Cara, you asked me to explain why I keep telling you parents how much easier you could raise healthy “happy” children if you would make outdoor living a regular habit for your babies. Why? Because babies thrive out of doors, they sleep better, eat better, look better, play better, and learn better
Can too much loving spoil my child? – “Love? No! But many ways of demonstrating love? Yes! The list would be endless to tell all the atrocities both physical and emotional that adults inflict upon children in the name of love. Even kissing and hugging may not always convey to a child that she or he is loved.
I will try to recall from my own experience what it feels to be truly loved by someone: It makes me feel good, it opens me up, it gives me strength, I feel less vulnerable, less lonely, less helpless, less confused, more honest, richer. It fills me with hope, trust, creative energy, it refuels me.
How do I perceive the other person who gives me these feelings? As honest. As one who sees and accepts me for what I really am; who objectively responds without being critical; whose authenticity I respect, and who respects mine; who is available when needed, who listens and hears, who looks at and sees me, who shares herself, who cares.
Quality Time is that precious time of truly being with your child … The best way to begin this gentle balance is by making the diapering time, and all other care, a special time. No distractions, just the two of you doing the rituals of caring in a pleasant, peaceful, and rhythmic way while you talk with your baby… about everything you are going to do and are doing. “Okay, love, let’s take off this wet diaper… the child and you are a team. Your eyes are not frozen on the diaper, and you are not under the pressure of dealing with a frustrated baby who feels trapped.
[Magda Gerber] offers Insight into the best ways — usually the simplest — to live with our children. See the child as a human being. Talk to your child as if you are having a conversation with him. Trust the child’s ability to solve problems. Treats them all, from infants to toddlers, with respect.
Magda Gerber was a treasured gift for so many of us young American mothers and our children back in the Seventies. Well respected throughout Europe, and her native Hungary, the revered Infant Care Specialist relocated to the States, primarily Los Angeles, where she began a popular practice teaching what we considered to be a revolutionary perspective of child rearing.
Magda saw all children as individuals worthy of being respected; each considered able to be safely autonomous, capable of making intelligent choices and not as mindless extensions of their parents.

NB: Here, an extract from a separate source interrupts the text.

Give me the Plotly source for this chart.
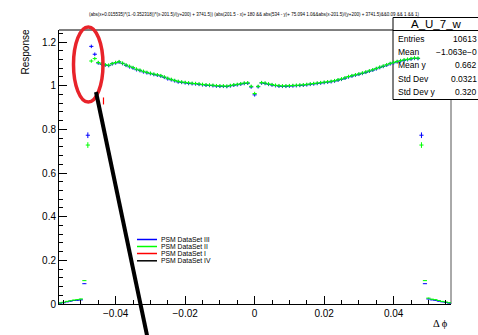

She showed us films of caregivers with infants to toddlers and the little ones were being talked to and cared for as discerning beings capable of participating in their diapering, eating, playing, etc. In fact, every and any interaction you could think of involving tiny ones also involved their expected cooperation.
We seriously couldn’t believe our eyes seeing what we were seeing. At the point in which I discovered this amazing teacher, I had two little boys, one two and a half and the other nine months old. I was desperately wanting to raise them with a grace and peace and dignity that I longed to learn. I was so terrified of what I coined “smother love.” I knew there had to be a better way to be a better mother. Magda confirmed that there was. And it was a lot easier than I could ever imagine.
So a dear friend, Cappie Baptie, superb journalist, and one who shared my passion for children and motherhood, published the parent newsletter, “After Birth.” I was honored to be a contributing columnist in which I was able to reflect the voice of so many of us needing answers from the amazing Magda and my beloved Cappie, who created such an enlightened forum.